Another reason why Facebook ambushing is harmful is because it cheapens the investment other companies have made to have a rightful spot on the wall of the entity that you are hijacking. Many innovative, savvy companies have recognized that it pays off to advertise and/or run promotional campaigns on the social media platforms of their partners. These companies who are advertising on the Facebook and Twitter pages of other companies have paid good money and have taken the time to plan a well thought out, tasteful campaign. For some flea market store from the planet Pluto to come out of nowhere and paste their company’s name all over the wall of the advertising company’s partner is highway robbery. While running social media for Grizzly Athletics I want to make sure our wall is sacred space and not some dumping ground where anyone can post their garbage. I want to keep our Facebook accounts in tip top shape so our guys who sell for us can assure partners who want a social media presence through Grizzly Athletics that they are going to be getting a good deal.

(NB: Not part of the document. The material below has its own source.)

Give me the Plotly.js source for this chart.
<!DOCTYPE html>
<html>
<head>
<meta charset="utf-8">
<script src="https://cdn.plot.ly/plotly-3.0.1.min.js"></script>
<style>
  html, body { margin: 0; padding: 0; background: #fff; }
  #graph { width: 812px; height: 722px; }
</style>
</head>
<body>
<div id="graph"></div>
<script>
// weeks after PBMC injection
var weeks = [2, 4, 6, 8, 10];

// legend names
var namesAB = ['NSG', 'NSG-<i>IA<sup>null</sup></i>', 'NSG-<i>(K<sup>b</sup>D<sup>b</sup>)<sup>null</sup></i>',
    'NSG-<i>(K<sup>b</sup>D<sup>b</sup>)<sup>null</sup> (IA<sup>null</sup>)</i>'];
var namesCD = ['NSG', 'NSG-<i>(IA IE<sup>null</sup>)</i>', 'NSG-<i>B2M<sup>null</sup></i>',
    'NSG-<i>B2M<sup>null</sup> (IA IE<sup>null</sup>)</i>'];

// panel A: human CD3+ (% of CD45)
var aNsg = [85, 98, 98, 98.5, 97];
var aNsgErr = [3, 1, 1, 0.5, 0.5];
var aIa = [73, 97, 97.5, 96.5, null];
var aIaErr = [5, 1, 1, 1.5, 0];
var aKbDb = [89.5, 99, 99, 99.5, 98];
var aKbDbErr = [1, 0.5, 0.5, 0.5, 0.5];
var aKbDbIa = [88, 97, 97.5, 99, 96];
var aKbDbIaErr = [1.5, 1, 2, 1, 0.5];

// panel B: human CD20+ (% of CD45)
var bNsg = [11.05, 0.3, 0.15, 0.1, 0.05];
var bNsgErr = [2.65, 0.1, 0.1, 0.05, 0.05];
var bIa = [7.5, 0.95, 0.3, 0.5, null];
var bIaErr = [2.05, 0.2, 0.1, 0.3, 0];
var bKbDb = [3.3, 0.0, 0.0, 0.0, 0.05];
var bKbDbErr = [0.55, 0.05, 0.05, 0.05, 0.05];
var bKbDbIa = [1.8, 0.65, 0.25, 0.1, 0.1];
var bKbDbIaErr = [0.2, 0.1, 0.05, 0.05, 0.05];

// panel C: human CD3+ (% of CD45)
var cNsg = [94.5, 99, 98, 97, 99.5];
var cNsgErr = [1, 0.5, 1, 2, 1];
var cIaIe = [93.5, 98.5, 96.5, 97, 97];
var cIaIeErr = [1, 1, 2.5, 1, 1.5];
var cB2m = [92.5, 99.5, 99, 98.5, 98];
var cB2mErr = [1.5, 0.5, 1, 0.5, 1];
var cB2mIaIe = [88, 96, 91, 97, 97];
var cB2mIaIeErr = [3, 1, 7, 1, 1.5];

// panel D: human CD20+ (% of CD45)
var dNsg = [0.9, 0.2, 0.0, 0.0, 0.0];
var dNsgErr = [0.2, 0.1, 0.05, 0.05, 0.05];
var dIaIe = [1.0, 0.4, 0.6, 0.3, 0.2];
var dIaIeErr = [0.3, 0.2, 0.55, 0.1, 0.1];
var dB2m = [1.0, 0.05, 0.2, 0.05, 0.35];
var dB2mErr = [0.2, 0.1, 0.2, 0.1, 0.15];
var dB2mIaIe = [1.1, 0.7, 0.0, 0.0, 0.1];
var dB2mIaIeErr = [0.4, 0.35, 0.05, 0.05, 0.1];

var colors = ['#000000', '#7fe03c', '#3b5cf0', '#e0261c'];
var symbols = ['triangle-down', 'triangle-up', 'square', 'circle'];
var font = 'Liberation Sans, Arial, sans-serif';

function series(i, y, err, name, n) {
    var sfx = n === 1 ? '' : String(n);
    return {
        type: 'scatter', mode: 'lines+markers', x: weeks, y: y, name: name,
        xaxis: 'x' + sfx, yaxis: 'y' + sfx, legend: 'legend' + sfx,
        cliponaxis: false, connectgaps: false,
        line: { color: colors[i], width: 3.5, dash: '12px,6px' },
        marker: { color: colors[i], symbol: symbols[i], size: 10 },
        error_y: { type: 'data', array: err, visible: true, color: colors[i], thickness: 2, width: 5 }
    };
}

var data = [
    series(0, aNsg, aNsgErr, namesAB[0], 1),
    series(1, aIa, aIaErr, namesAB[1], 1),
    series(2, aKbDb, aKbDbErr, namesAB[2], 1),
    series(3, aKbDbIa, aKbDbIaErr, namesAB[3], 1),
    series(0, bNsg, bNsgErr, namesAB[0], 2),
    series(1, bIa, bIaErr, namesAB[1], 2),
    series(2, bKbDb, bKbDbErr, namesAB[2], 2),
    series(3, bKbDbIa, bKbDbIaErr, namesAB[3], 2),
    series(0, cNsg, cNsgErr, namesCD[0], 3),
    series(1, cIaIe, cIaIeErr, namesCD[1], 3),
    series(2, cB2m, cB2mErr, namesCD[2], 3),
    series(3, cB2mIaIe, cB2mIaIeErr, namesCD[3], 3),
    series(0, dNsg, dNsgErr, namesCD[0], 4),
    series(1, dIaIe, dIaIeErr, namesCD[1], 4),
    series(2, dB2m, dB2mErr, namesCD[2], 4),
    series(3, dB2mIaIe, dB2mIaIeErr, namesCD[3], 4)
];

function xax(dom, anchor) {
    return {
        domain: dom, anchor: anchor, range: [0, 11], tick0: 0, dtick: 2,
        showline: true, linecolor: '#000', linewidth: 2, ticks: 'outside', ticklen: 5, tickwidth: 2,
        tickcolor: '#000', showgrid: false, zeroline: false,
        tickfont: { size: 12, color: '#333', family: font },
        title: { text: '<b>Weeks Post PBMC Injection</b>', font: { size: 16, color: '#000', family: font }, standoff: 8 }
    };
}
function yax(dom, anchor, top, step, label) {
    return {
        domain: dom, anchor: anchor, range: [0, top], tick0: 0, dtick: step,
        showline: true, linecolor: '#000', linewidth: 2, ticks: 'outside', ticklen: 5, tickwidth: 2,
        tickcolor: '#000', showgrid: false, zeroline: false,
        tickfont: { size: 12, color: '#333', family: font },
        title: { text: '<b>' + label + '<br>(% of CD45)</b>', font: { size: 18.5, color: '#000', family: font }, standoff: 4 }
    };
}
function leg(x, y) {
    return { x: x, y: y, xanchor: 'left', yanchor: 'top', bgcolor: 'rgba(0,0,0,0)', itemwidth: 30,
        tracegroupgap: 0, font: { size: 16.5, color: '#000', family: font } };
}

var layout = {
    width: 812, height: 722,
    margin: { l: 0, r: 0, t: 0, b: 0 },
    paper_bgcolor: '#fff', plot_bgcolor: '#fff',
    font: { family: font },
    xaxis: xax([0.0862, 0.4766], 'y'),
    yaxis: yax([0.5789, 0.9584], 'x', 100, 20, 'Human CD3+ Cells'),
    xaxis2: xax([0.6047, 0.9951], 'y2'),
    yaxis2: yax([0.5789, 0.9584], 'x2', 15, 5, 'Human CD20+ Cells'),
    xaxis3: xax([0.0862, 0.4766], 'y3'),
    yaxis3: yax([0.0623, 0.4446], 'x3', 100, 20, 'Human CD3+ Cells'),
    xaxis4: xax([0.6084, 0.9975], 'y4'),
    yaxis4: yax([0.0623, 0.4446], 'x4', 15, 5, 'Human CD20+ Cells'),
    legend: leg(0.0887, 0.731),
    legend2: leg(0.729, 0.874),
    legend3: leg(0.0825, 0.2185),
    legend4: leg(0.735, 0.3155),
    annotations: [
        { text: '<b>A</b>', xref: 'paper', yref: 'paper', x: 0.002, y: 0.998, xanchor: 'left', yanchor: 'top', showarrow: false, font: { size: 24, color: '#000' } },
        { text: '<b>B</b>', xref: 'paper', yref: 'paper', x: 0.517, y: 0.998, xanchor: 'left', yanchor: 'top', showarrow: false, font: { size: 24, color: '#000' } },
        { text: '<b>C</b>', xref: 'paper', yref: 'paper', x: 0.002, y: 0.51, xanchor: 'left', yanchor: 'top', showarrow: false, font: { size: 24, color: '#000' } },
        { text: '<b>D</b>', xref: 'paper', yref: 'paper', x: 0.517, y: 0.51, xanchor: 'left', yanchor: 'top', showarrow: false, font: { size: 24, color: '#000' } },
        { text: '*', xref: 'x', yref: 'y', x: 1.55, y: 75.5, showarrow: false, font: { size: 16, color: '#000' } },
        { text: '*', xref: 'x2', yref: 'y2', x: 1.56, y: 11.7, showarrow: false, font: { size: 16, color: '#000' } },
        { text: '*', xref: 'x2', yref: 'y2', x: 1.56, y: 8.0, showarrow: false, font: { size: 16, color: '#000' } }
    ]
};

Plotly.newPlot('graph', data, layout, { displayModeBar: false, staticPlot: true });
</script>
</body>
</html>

My third  reason for disliking Facebook ambushing is that it is just plan ol’ lazy. What moron couldn’t hop on a computer and copy and paste their company’s crap on Facebook page after Facebook page? Please tell me you are paying your advertisers and marketers to be a little more creative than that. By unfairly capitalizing off of someone’s social media audience you are just making yourself look bad. I said that a good chunk of people are going to see what you write on the wall of other entities and believe that you have an affiliation with them but there is also going to be a good chunk of people who see right through what you are doing and realize that no official relationship exists. And you know what? These people who are smart enough to figure this out are usually those who are making a bit more money than the others and whose opinion carries with it a little more pull than the others, so in essence they are the people who you want to put your best foot forward towards… not the people you want to feel that you are lazy.
If you are interested to know what I do about Facebook ambushers or if you have any other questions regarding social media please ask me sometime, I am very passionate about this new type of communication that has taken over our society. Remember, respect the territory of others and only climb the fence when given permission. Don’t Blink.